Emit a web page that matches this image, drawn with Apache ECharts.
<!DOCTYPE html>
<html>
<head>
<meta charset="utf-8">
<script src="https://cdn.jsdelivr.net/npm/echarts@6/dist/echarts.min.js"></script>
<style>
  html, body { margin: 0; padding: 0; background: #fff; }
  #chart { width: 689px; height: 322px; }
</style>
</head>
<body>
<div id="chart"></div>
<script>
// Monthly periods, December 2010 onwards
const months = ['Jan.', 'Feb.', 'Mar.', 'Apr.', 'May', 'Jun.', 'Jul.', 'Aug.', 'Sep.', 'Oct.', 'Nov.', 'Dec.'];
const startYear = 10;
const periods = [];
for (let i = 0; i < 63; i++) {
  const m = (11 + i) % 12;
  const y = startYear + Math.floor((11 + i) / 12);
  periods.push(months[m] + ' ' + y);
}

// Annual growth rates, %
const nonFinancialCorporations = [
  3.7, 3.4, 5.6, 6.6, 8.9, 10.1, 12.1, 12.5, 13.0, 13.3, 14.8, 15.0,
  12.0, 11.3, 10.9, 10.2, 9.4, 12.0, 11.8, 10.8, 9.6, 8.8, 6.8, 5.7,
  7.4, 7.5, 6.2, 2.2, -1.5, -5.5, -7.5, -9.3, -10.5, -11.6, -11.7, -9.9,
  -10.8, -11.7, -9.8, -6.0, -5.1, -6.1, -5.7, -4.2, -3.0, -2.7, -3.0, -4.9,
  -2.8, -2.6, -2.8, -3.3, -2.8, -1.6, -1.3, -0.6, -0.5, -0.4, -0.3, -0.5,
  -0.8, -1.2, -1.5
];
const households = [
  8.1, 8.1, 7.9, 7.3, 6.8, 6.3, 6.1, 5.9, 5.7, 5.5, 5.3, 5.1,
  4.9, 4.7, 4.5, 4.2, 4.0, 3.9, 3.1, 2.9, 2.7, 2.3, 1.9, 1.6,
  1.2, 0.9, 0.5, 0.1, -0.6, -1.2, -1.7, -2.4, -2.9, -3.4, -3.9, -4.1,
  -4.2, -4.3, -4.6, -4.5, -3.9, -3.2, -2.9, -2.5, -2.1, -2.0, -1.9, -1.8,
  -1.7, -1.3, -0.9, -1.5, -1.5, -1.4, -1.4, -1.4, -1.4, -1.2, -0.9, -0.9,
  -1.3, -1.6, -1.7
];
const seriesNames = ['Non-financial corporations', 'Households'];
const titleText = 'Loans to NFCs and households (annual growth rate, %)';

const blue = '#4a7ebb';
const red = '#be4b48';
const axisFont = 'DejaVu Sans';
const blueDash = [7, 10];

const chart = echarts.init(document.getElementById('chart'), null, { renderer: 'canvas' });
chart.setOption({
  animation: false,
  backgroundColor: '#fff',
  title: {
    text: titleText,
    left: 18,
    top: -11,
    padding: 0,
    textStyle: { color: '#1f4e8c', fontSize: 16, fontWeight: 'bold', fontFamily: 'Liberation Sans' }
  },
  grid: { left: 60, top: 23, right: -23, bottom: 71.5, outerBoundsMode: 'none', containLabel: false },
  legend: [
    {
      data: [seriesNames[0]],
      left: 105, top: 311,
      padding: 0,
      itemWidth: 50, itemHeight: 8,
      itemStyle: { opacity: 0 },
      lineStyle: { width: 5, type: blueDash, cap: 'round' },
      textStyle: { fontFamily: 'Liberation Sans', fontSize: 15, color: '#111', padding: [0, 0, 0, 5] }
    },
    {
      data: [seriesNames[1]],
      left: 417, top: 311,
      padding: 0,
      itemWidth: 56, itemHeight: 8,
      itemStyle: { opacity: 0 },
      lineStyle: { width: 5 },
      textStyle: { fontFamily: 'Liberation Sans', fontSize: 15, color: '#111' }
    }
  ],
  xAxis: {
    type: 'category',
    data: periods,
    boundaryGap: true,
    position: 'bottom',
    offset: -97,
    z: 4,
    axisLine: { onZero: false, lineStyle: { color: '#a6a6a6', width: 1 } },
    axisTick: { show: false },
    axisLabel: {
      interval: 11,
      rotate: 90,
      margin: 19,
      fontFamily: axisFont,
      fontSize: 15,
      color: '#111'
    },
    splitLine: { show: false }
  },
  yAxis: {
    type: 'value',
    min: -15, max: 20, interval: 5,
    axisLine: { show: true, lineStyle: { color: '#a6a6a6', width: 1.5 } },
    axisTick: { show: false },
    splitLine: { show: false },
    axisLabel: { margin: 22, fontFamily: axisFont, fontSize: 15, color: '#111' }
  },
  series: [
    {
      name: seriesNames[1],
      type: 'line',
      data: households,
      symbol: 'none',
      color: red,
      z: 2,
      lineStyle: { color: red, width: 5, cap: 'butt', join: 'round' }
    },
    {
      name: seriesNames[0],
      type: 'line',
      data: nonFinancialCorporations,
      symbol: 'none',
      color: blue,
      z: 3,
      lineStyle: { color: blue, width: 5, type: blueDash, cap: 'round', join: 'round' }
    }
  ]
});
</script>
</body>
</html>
******************************
◆ **TASK GOAL**:
Repeat the preceding lines exactly, please, every one of them.

◆ **RESPONSE TO THIS TASK**:
Emit a web page that matches this image, drawn with Apache ECharts.
<!DOCTYPE html>
<html>
<head>
<meta charset="utf-8">
<script src="https://cdn.jsdelivr.net/npm/echarts@6/dist/echarts.min.js"></script>
<style>
  html, body { margin: 0; padding: 0; background: #fff; }
  #chart { width: 689px; height: 322px; }
</style>
</head>
<body>
<div id="chart"></div>
<script>
// Monthly periods, December 2010 onwards
const months = ['Jan.', 'Feb.', 'Mar.', 'Apr.', 'May', 'Jun.', 'Jul.', 'Aug.', 'Sep.', 'Oct.', 'Nov.', 'Dec.'];
const startYear = 10;
const periods = [];
for (let i = 0; i < 63; i++) {
  const m = (11 + i) % 12;
  const y = startYear + Math.floor((11 + i) / 12);
  periods.push(months[m] + ' ' + y);
}

// Annual growth rates, %
const nonFinancialCorporations = [
  3.7, 3.4, 5.6, 6.6, 8.9, 10.1, 12.1, 12.5, 13.0, 13.3, 14.8, 15.0,
  12.0, 11.3, 10.9, 10.2, 9.4, 12.0, 11.8, 10.8, 9.6, 8.8, 6.8, 5.7,
  7.4, 7.5, 6.2, 2.2, -1.5, -5.5, -7.5, -9.3, -10.5, -11.6, -11.7, -9.9,
  -10.8, -11.7, -9.8, -6.0, -5.1, -6.1, -5.7, -4.2, -3.0, -2.7, -3.0, -4.9,
  -2.8, -2.6, -2.8, -3.3, -2.8, -1.6, -1.3, -0.6, -0.5, -0.4, -0.3, -0.5,
  -0.8, -1.2, -1.5
];
const households = [
  8.1, 8.1, 7.9, 7.3, 6.8, 6.3, 6.1, 5.9, 5.7, 5.5, 5.3, 5.1,
  4.9, 4.7, 4.5, 4.2, 4.0, 3.9, 3.1, 2.9, 2.7, 2.3, 1.9, 1.6,
  1.2, 0.9, 0.5, 0.1, -0.6, -1.2, -1.7, -2.4, -2.9, -3.4, -3.9, -4.1,
  -4.2, -4.3, -4.6, -4.5, -3.9, -3.2, -2.9, -2.5, -2.1, -2.0, -1.9, -1.8,
  -1.7, -1.3, -0.9, -1.5, -1.5, -1.4, -1.4, -1.4, -1.4, -1.2, -0.9, -0.9,
  -1.3, -1.6, -1.7
];
const seriesNames = ['Non-financial corporations', 'Households'];
const titleText = 'Loans to NFCs and households (annual growth rate, %)';

const blue = '#4a7ebb';
const red = '#be4b48';
const axisFont = 'DejaVu Sans';
const blueDash = [7, 10];

const chart = echarts.init(document.getElementById('chart'), null, { renderer: 'canvas' });
chart.setOption({
  animation: false,
  backgroundColor: '#fff',
  title: {
    text: titleText,
    left: 18,
    top: -11,
    padding: 0,
    textStyle: { color: '#1f4e8c', fontSize: 16, fontWeight: 'bold', fontFamily: 'Liberation Sans' }
  },
  grid: { left: 60, top: 23, right: -23, bottom: 71.5, outerBoundsMode: 'none', containLabel: false },
  legend: [
    {
      data: [seriesNames[0]],
      left: 105, top: 311,
      padding: 0,
      itemWidth: 50, itemHeight: 8,
      itemStyle: { opacity: 0 },
      lineStyle: { width: 5, type: blueDash, cap: 'round' },
      textStyle: { fontFamily: 'Liberation Sans', fontSize: 15, color: '#111', padding: [0, 0, 0, 5] }
    },
    {
      data: [seriesNames[1]],
      left: 417, top: 311,
      padding: 0,
      itemWidth: 56, itemHeight: 8,
      itemStyle: { opacity: 0 },
      lineStyle: { width: 5 },
      textStyle: { fontFamily: 'Liberation Sans', fontSize: 15, color: '#111' }
    }
  ],
  xAxis: {
    type: 'category',
    data: periods,
    boundaryGap: true,
    position: 'bottom',
    offset: -97,
    z: 4,
    axisLine: { onZero: false, lineStyle: { color: '#a6a6a6', width: 1 } },
    axisTick: { show: false },
    axisLabel: {
      interval: 11,
      rotate: 90,
      margin: 19,
      fontFamily: axisFont,
      fontSize: 15,
      color: '#111'
    },
    splitLine: { show: false }
  },
  yAxis: {
    type: 'value',
    min: -15, max: 20, interval: 5,
    axisLine: { show: true, lineStyle: { color: '#a6a6a6', width: 1.5 } },
    axisTick: { show: false },
    splitLine: { show: false },
    axisLabel: { margin: 22, fontFamily: axisFont, fontSize: 15, color: '#111' }
  },
  series: [
    {
      name: seriesNames[1],
      type: 'line',
      data: households,
      symbol: 'none',
      color: red,
      z: 2,
      lineStyle: { color: red, width: 5, cap: 'butt', join: 'round' }
    },
    {
      name: seriesNames[0],
      type: 'line',
      data: nonFinancialCorporations,
      symbol: 'none',
      color: blue,
      z: 3,
      lineStyle: { color: blue, width: 5, type: blueDash, cap: 'round', join: 'round' }
    }
  ]
});
</script>
</body>
</html>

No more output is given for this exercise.